One of our new members said the other day: ‘it is interesting that when I’m using a kettlebell, my mind has to be completely and utterly on it. There is no space for anything else, it is total focus’. I agree. In fact, kettlebells and mindfulness seem to go together like Red Caviar, Lewis Road Creamery Butter and Pumpernickel Rye bread (trust me, it’s divine).
Last month yours truly took part in the NZGSA Kettlebell Sport National Championships hosted by Shane Cameron Fitness in Auckland. It was a memorable experience, full of challenges and triumphs, all in the company of kindred kettlebeller spirits. My two events were 20kg One Arm Long Cycle (OALC), and Double 12kg Long Cycle (LC)
The kettlebell felt so heavy during the warm-up for the competition. ‘How could I possibly have imagined lifting THAT for 10 minutes straight?’ the thoughts buzzed like bees in my head. ‘What the hell were you thinking, picking that weight, are you crazy?’ ‘You’ll make a fool of yourself, going for the 5-year standing record and failing’ blah blah blah…
I had switched to a heavier 20kg bell for the One Arm Long Cycle event (from 16kg that I used in the North Island Champs) with only 3 weeks to go before the Nationals. I knew I had the strength from years of kettlebell lifting, but did I have the stamina and the mental focus to last under a heavier bell for 10 minutes? I stayed off training for 7 days before the comp, so picking up that 20kg bell on the competition day after a week of yoga and mobility, and feeling its weight drag my arm down, was a surprise.
“Trust the process, Kat” I told myself “you have done everything right”.
Two minutes to go before my set, I chalked myself up, sat down by my platform, closed my eyes and did my basic awareness of breath and thoughts meditation. That’s when you enter the present moment and let all the unrelated stuff go. Including any thoughts of a ‘self’ or a ‘self image’. I noticed that letting my attention get tangled up in habitual, looping self-referencing thoughts is the biggest distraction and mental block in fitness, sport and life. There is a special time to attend to those thoughts (I personally use 10-30 minutes in the evening and in the morning nowadays), but in the middle of an event is not that time. By then, all the mental and physical homework that could have been done is done.
My meditation by the platform only lasted 60 seconds at most, but 15 months of daily training of meditative states seems to now allow me to clear the mind more quickly than when I first started. When I started I couldn’t focus on anything for longer than 30 seconds. Now the longest I’ve achieved has been 30 minutes. Disciplined and intentional attention is an aspect of the ‘fitness of the mind’ (of which there are several) that I believe meditation helps us train.

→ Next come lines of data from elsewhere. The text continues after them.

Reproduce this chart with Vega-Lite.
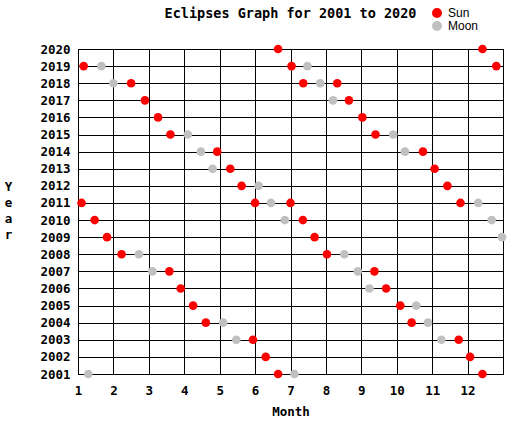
{
  "$schema": "https://vega.github.io/schema/vega-lite/v6.json",
  "width": 425,
  "height": 325,
  "autosize": {"type": "none"},
  "padding": {"left": 78, "top": 49, "right": 21, "bottom": 48},
  "background": "white",
  "config": {
    "view": {"stroke": "black", "strokeWidth": 1},
    "font": "DejaVu Sans Mono"
  },
  "title": {
    "text": "Eclipses Graph for 2001 to 2020",
    "font": "DejaVu Sans Mono",
    "fontSize": 13.5,
    "fontWeight": "bold",
    "color": "black",
    "anchor": "middle",
    "offset": -13
  },
  "data": {
    "values": [
      {"year": 2001, "month": 1.29, "type": "Moon"},
      {"year": 2001, "month": 6.65, "type": "Sun"},
      {"year": 2001, "month": 7.11, "type": "Moon"},
      {"year": 2001, "month": 12.42, "type": "Sun"},
      {"year": 2002, "month": 6.3, "type": "Sun"},
      {"year": 2002, "month": 12.07, "type": "Sun"},
      {"year": 2003, "month": 5.47, "type": "Moon"},
      {"year": 2003, "month": 5.94, "type": "Sun"},
      {"year": 2003, "month": 11.26, "type": "Moon"},
      {"year": 2003, "month": 11.75, "type": "Sun"},
      {"year": 2004, "month": 4.61, "type": "Sun"},
      {"year": 2004, "month": 5.1, "type": "Moon"},
      {"year": 2004, "month": 10.42, "type": "Sun"},
      {"year": 2004, "month": 10.88, "type": "Moon"},
      {"year": 2005, "month": 4.25, "type": "Sun"},
      {"year": 2005, "month": 10.1, "type": "Sun"},
      {"year": 2005, "month": 10.55, "type": "Moon"},
      {"year": 2006, "month": 3.9, "type": "Sun"},
      {"year": 2006, "month": 9.23, "type": "Moon"},
      {"year": 2006, "month": 9.7, "type": "Sun"},
      {"year": 2007, "month": 3.1, "type": "Moon"},
      {"year": 2007, "month": 3.58, "type": "Sun"},
      {"year": 2007, "month": 8.9, "type": "Moon"},
      {"year": 2007, "month": 9.37, "type": "Sun"},
      {"year": 2008, "month": 2.23, "type": "Sun"},
      {"year": 2008, "month": 2.72, "type": "Moon"},
      {"year": 2008, "month": 8.03, "type": "Sun"},
      {"year": 2008, "month": 8.52, "type": "Moon"},
      {"year": 2009, "month": 1.82, "type": "Sun"},
      {"year": 2009, "month": 7.68, "type": "Sun"},
      {"year": 2009, "month": 12.97, "type": "Moon"},
      {"year": 2010, "month": 1.47, "type": "Sun"},
      {"year": 2010, "month": 6.84, "type": "Moon"},
      {"year": 2010, "month": 7.35, "type": "Sun"},
      {"year": 2010, "month": 12.68, "type": "Moon"},
      {"year": 2011, "month": 1.1, "type": "Sun"},
      {"year": 2011, "month": 6.0, "type": "Sun"},
      {"year": 2011, "month": 6.45, "type": "Moon"},
      {"year": 2011, "month": 7.0, "type": "Sun"},
      {"year": 2011, "month": 11.8, "type": "Sun"},
      {"year": 2011, "month": 12.3, "type": "Moon"},
      {"year": 2012, "month": 5.62, "type": "Sun"},
      {"year": 2012, "month": 6.1, "type": "Moon"},
      {"year": 2012, "month": 11.43, "type": "Sun"},
      {"year": 2013, "month": 4.8, "type": "Moon"},
      {"year": 2013, "month": 5.3, "type": "Sun"},
      {"year": 2013, "month": 11.07, "type": "Sun"},
      {"year": 2014, "month": 4.47, "type": "Moon"},
      {"year": 2014, "month": 4.93, "type": "Sun"},
      {"year": 2014, "month": 10.23, "type": "Moon"},
      {"year": 2014, "month": 10.74, "type": "Sun"},
      {"year": 2015, "month": 3.61, "type": "Sun"},
      {"year": 2015, "month": 4.1, "type": "Moon"},
      {"year": 2015, "month": 9.4, "type": "Sun"},
      {"year": 2015, "month": 9.9, "type": "Moon"},
      {"year": 2016, "month": 3.26, "type": "Sun"},
      {"year": 2016, "month": 9.03, "type": "Sun"},
      {"year": 2017, "month": 2.89, "type": "Sun"},
      {"year": 2017, "month": 8.2, "type": "Moon"},
      {"year": 2017, "month": 8.65, "type": "Sun"},
      {"year": 2018, "month": 2.0, "type": "Moon"},
      {"year": 2018, "month": 2.5, "type": "Sun"},
      {"year": 2018, "month": 7.36, "type": "Sun"},
      {"year": 2018, "month": 7.84, "type": "Moon"},
      {"year": 2018, "month": 8.32, "type": "Sun"},
      {"year": 2019, "month": 1.16, "type": "Sun"},
      {"year": 2019, "month": 1.66, "type": "Moon"},
      {"year": 2019, "month": 7.03, "type": "Sun"},
      {"year": 2019, "month": 7.48, "type": "Moon"},
      {"year": 2019, "month": 12.81, "type": "Sun"},
      {"year": 2020, "month": 6.65, "type": "Sun"},
      {"year": 2020, "month": 12.42, "type": "Sun"}
    ]
  },
  "mark": {"type": "circle", "size": 75, "opacity": 1, "clip": false},
  "encoding": {
    "x": {
      "field": "month",
      "type": "quantitative",
      "scale": {"domain": [1, 13], "nice": false, "zero": false},
      "axis": {
        "values": [1, 2, 3, 4, 5, 6, 7, 8, 9, 10, 11, 12, 13],
        "labelExpr": "datum.value == 13 ? '' : datum.label",
        "format": "d",
        "title": "Month",
        "grid": true,
        "gridColor": "black",
        "gridOpacity": 1,
        "gridWidth": 1,
        "domainColor": "black",
        "ticks": false,
        "labelPadding": 10,
        "labelFont": "DejaVu Sans Mono",
        "labelFontSize": 12.5,
        "labelFontWeight": "bold",
        "labelColor": "black",
        "labelFlush": false,
        "labelOverlap": false,
        "titleFont": "DejaVu Sans Mono",
        "titleFontSize": 12.5,
        "titleFontWeight": "bold",
        "titleColor": "black",
        "titleY": 37,
        "titleBaseline": "middle"
      }
    },
    "y": {
      "field": "year",
      "type": "quantitative",
      "scale": {"domain": [2001, 2020], "nice": false, "zero": false},
      "axis": {
        "values": [2001, 2002, 2003, 2004, 2005, 2006, 2007, 2008, 2009, 2010, 2011, 2012, 2013, 2014, 2015, 2016, 2017, 2018, 2019, 2020],
        "format": "d",
        "title": ["Y", "e", "a", "r"],
        "titleAngle": 0,
        "titleAlign": "center",
        "titleBaseline": "top",
        "titleX": -70,
        "titleY": 131,
        "titleLineHeight": 16,
        "grid": true,
        "gridColor": "black",
        "gridOpacity": 1,
        "gridWidth": 1,
        "domainColor": "black",
        "ticks": false,
        "labelPadding": 8,
        "labelFont": "DejaVu Sans Mono",
        "labelFontSize": 12.5,
        "labelFontWeight": "bold",
        "labelColor": "black",
        "labelFlush": false,
        "labelOverlap": false,
        "titleFont": "DejaVu Sans Mono",
        "titleFontSize": 12.5,
        "titleFontWeight": "bold",
        "titleColor": "black"
      }
    },
    "color": {
      "field": "type",
      "type": "nominal",
      "scale": {"domain": ["Sun", "Moon"], "range": ["#ff0000", "#c0c0c0"]},
      "legend": {
        "title": null,
        "orient": "none",
        "legendX": 353,
        "legendY": -42,
        "symbolType": "circle",
        "symbolSize": 100,
        "symbolOpacity": 1,
        "symbolStrokeWidth": 0,
        "labelFont": "Liberation Sans",
        "labelFontSize": 12,
        "labelColor": "black",
        "rowPadding": 1,
        "labelOffset": 5
      }
    }
  }
}
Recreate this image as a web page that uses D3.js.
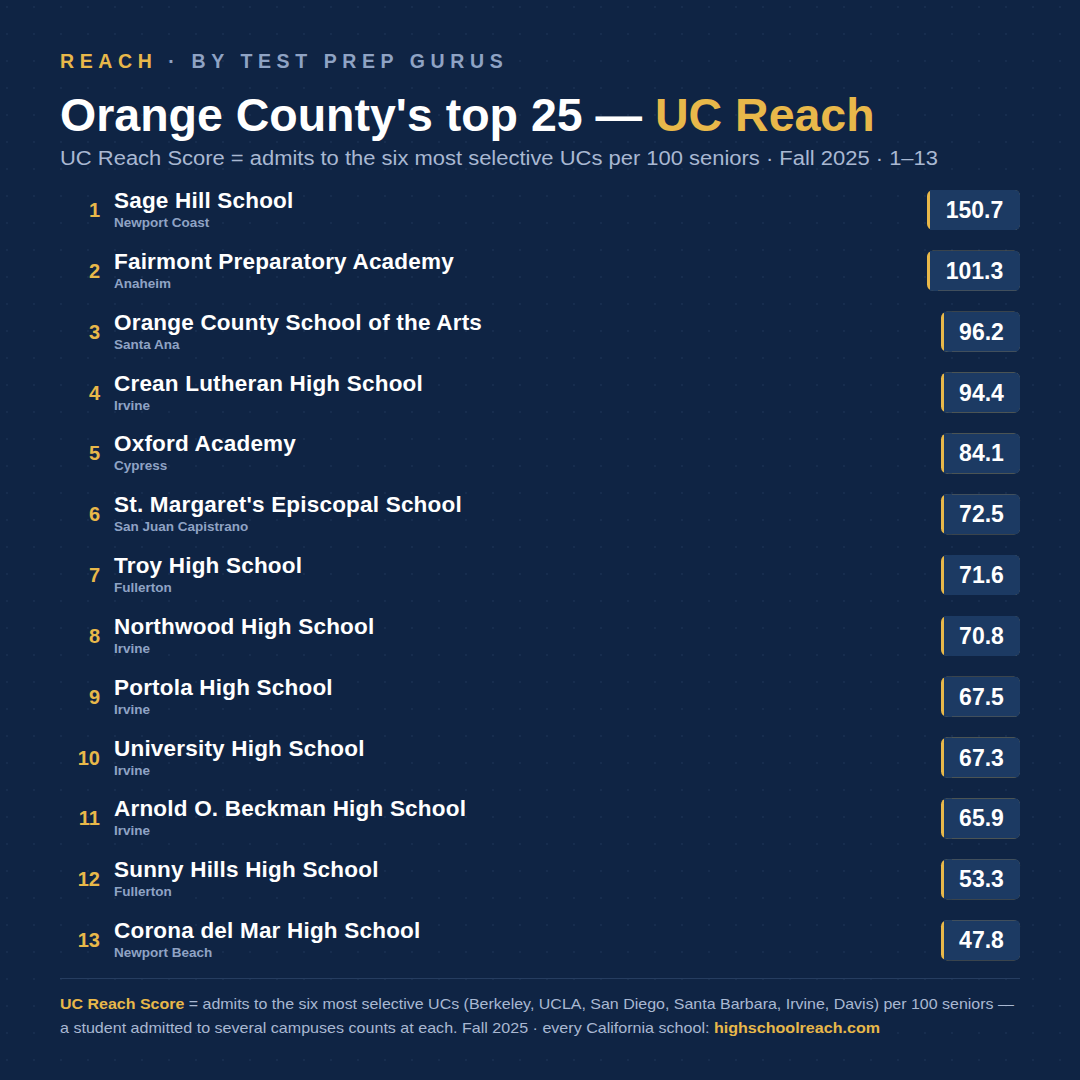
<!DOCTYPE html>
<html><head><meta charset="utf-8">
<script src="https://cdn.jsdelivr.net/npm/d3@7"></script>
<style>body{margin:0;background:#0f2444}svg{display:block}</style>
</head><body><svg id="svg" width="1080" height="1080"></svg>
<script>
const schools = ['Sage Hill School','Fairmont Preparatory Academy','Orange County School of the Arts','Crean Lutheran High School','Oxford Academy',"St. Margaret's Episcopal School",'Troy High School','Northwood High School','Portola High School','University High School','Arnold O. Beckman High School','Sunny Hills High School','Corona del Mar High School']
const cities = ['Newport Coast','Anaheim','Santa Ana','Irvine','Cypress','San Juan Capistrano','Fullerton','Irvine','Irvine','Irvine','Irvine','Fullerton','Newport Beach']
const scores = [150.7,101.3,96.2,94.4,84.1,72.5,71.6,70.8,67.5,67.3,65.9,53.3,47.8]

const gold = '#e8b84a', muted = '#8fa3c4', font = '"Liberation Sans", Arial, Helvetica, sans-serif'
const svg = d3.select('#svg').style('font-family', font)
svg.append('rect').attr('width',1080).attr('height',1080).attr('fill','#0f2444')

// dot grid
const pat = svg.append('defs').append('pattern').attr('id','dots').attr('width',27).attr('height',27).attr('patternUnits','userSpaceOnUse').attr('x',6).attr('y',6)
pat.append('circle').attr('cx',1).attr('cy',1).attr('r',0.9).attr('fill','#1a3153')
svg.append('rect').attr('width',1080).attr('height',1080).attr('fill','url(#dots)')

// header
const kick = svg.append('text').attr('x',60).attr('y',68).attr('font-size',19.5).attr('font-weight',700).attr('letter-spacing',5.6)
kick.append('tspan').attr('fill',gold).text('REACH')
kick.append('tspan').attr('fill',muted).text(' · BY TEST PREP GURUS')
const title = svg.append('text').attr('x',60).attr('y',131).attr('font-size',46.5).attr('font-weight',700).attr('fill','#fff')
title.append('tspan').text("Orange County's top 25 — ")
title.append('tspan').attr('fill',gold).text('UC Reach')
svg.append('text').attr('x',60).attr('y',165).attr('font-size',19.5).attr('fill','#a9b8d2')
  .attr('textLength',878).attr('lengthAdjust','spacingAndGlyphs')
  .text('UC Reach Score = admits to the six most selective UCs per 100 seniors · Fall 2025 · 1–13')

const y = d3.scaleBand().domain(d3.range(schools.length)).range([180, 971]).paddingInner(0)
const rows = svg.selectAll('.row').data(schools).enter().append('g').attr('class','row')
  .attr('transform', (d,i) => `translate(0,${y(i)})`)
rows.append('text').attr('x',100).attr('y',37).attr('text-anchor','end').attr('font-size',20).attr('font-weight',700).attr('fill',gold).text((d,i)=>i+1)
rows.append('text').attr('x',114).attr('y',28).attr('font-size',22.5).attr('font-weight',700).attr('fill','#fff').attr('letter-spacing',0.2).text(d=>d)
rows.append('text').attr('x',114).attr('y',47).attr('font-size',13.5).attr('font-weight',700).attr('fill',muted).text((d,i)=>cities[i])

rows.each(function(d,i){
  const g = d3.select(this)
  const label = scores[i].toFixed(1)
  const w = label.length >= 5 ? 93 : 79
  g.append('rect').attr('x',1020-w).attr('y',10).attr('width',w).attr('height',40).attr('rx',6).attr('fill',gold)
  g.append('rect').attr('x',1023-w).attr('y',10).attr('width',w-3).attr('height',40).attr('rx',5).attr('fill','#1c3a63')
  g.append('rect').attr('x',1023-w).attr('y',10).attr('width',8).attr('height',40).attr('fill','#1c3a63')
  g.append('text').attr('x',1011.5 - (w-3)/2 + 8).attr('y',38).attr('text-anchor','middle').attr('font-size',23).attr('font-weight',700).attr('fill','#fff').text(label)
})

svg.append('line').attr('x1',60).attr('x2',1020).attr('y1',978.5).attr('y2',978.5).attr('stroke','#263d60')
const f1 = svg.append('text').attr('x',60).attr('y',1009).attr('font-size',14.5).attr('fill','#a9b8d2')
  .attr('textLength',954).attr('lengthAdjust','spacingAndGlyphs')
f1.append('tspan').attr('fill',gold).attr('font-weight',700).text('UC Reach Score')
f1.append('tspan').text(' = admits to the six most selective UCs (Berkeley, UCLA, San Diego, Santa Barbara, Irvine, Davis) per 100 seniors —')
const f2 = svg.append('text').attr('x',60).attr('y',1033).attr('font-size',14.5).attr('fill','#a9b8d2')
  .attr('textLength',820).attr('lengthAdjust','spacingAndGlyphs')
f2.append('tspan').text('a student admitted to several campuses counts at each. Fall 2025 · every California school: ')
f2.append('tspan').attr('fill',gold).attr('font-weight',700).text('highschoolreach.com')
</script></body></html>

When I got up, it was just clarity and purpose, there was no ‘Kat’.
On the call of 3-2-1-Go, I didn’t feel any urgency to grab the bell, just a calm acceptance of reality, and when I picked up the 20 kg kettlebell, I was surprised at how light it felt. I actually had to look down and make sure it was still a 20kg bell and somebody didn’t come by and swap it for a 12kg! It felt like all my muscles just turned on, all my mental energy leaks disappeared and my entire being was channelled to one objective. You see, the thinking ‘self’ is a heavy burden to carry. It’s pointless to hang onto it when you also have a chunk of steel hanging over your head for the next 10 minutes.
I could feel my face splitting in a huge grin, high on the power of focus. Every time it happens it blows my mind. The flow was on, time disappeared and I was in the ‘zone’. That was how the new National Record got set, on a total high.
Later in the comp, another surprise was lasting the entire 10 min in a Double Kettlebell Long Cycle, an event which I haven’t directly practised for and where the very first repetition already felt terribly uncomfortable. Again, becoming ‘one’ with discomfort and removing the self really worked. And so that was a horrible, but immeasurably valuable sort of fun. The sort where you emerge on the other side with a new understanding of what ‘challenging’ truly means, plus realising that everything you thought about your limitations before was not quite true.
For the past 3 months, our Courage Corner kettlebell classes have been ending with a 5-15 minute guided meditation. Our current meditation series focuses on changing habits through mindfulness. Members have been reporting greater calm, clarity and awareness. Some have even taken up a meditation habit outside of class time.
Kettlebells and mindfulness seem to be a match made in heaven after all!